The struggle at Okeechobee

The once-booming recreational bass fishing economy continues to suffer

LAKEPORT, Fla. — On spectacular late spring mornings such as this, lines often are long for checkout in Beck’s Store, as anglers buy fuel, ice, food and tackle in preparation for a day pursuing bass and crappie on Lake Okeechobee. Launch ramps at nearby Harney Pond Canal typically are busy, too.

 But on this particular day, the ramps are deserted. The store is empty. In fact, empty shelves at Beck’s are being left that way, said Sam Griffin, who lives nearby. That’s because for this part of Glades County, Lake Okeechobee might as well not even exist.

 “The canal dries up a quarter-mile before it reaches the channel,” said Griffin, a local fishing guide and lure maker who grew up on the lake and knows it as well as anyone.

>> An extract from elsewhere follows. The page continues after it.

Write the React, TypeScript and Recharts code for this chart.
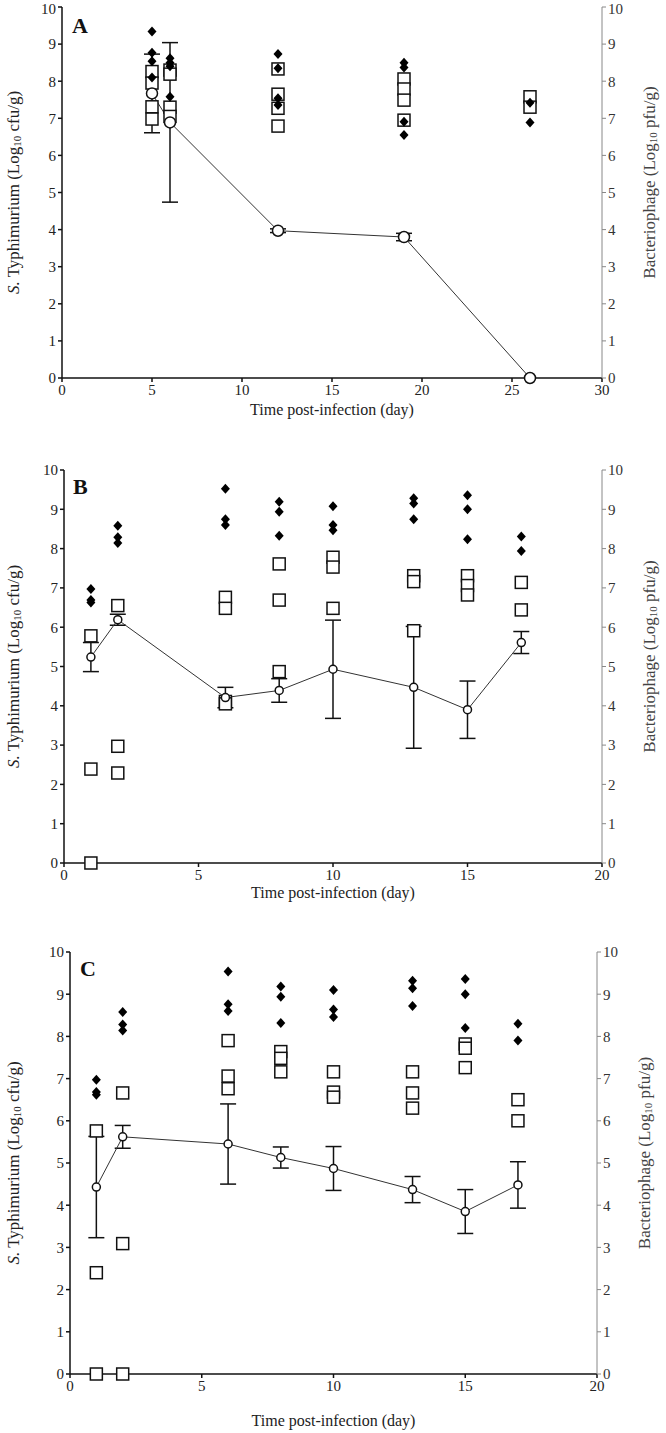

 At 10.3 feet above sea level, the “Big O” is 3 to 4 feet lower than it should be in spring at the end of the dry season. That not only denies anglers access through Harney Pond Canal, but prevents them from fishing such famous areas as North Shore, Monkey Box and Moonshine Bay.

 Still, that’s considerably better than the record low of 8.82 feet recorded in July 2007. Then, anglers were confined mostly to the mouth of the Kissimmee River on the north end and the Clewiston area on the south.

“You could fish the Rim Canal, pits off the canal and the ship channel that was dug out into open water from Clewiston,” Griffin said. “I’d see 25 boats fishing that channel. A lot of fish were caught and are still being caught on the riprap side of the canal.”

Like dozens of other anglers, Griffin and two friends forsake Harney Pond Canal and Beck’s on this spring morning and find another launch area. They fish Bricefind Pass, catching and releasing 25 bass, most in the 1 1/2- to 3-pound range. One considerably larger fish throws the bait at boatside.

“What bothers me is that we’re not seeing any little fish,” Griffin explained. “These are nice bass, but where are the little ones?”

 The Florida native is afraid he already knows the answer.

 As Okeechobee recovers from the record low of 2007, it still is reeling from the consequences of catastrophic high waters. They first blew in with the hurricanes of 2004 and 2005. Wicked winds and waves pulverized vast stands of shoreline vegetation. Storm surges churned up shallow bottoms, devastating grasses.

 In the aftermath, water levels remained high and dirty, with few plants to filter out the sediment. For months, Moonshine Bay was one of the only productive areas on the massive fishery. Poor water quality and loss of habitat, Griffin fears, might have greatly reduced the spawn in 2006 and maybe even in 2007 — before the bottom fell out, sending the much beleaguered lake on its way to record low levels.

Theoretically, lower water will allow the aquatic grasses and other vegetation to flourish again, and when the lake refills, it will filter sediment and provide abundant habitat for bass, crappie and other fish.

 But with a weather pattern that seems much more prone to extremes — drought one year and hurricanes the next — and the U.S. Army Corps of Engineers, which manages the lake, forced to juggle water levels in the midst of this new unpredictability, who knows what the next few years, or even months, might hold?

Diagnosis for the future health of Okeechobee is questionable at best, as it is for the Everglades, which depends on the Big O’s water.

 In early May, the Corps announced that it intends to strive for a “safe” level of 12 1/2 to 15 1/2 feet above sea level. That would keep the lake about a foot lower on average than it has been in the past.

First, though, Okeechobee must rise another 2 feet just to get to that minimum level. And at press time, that does not appear likely to happen without another extreme weather event.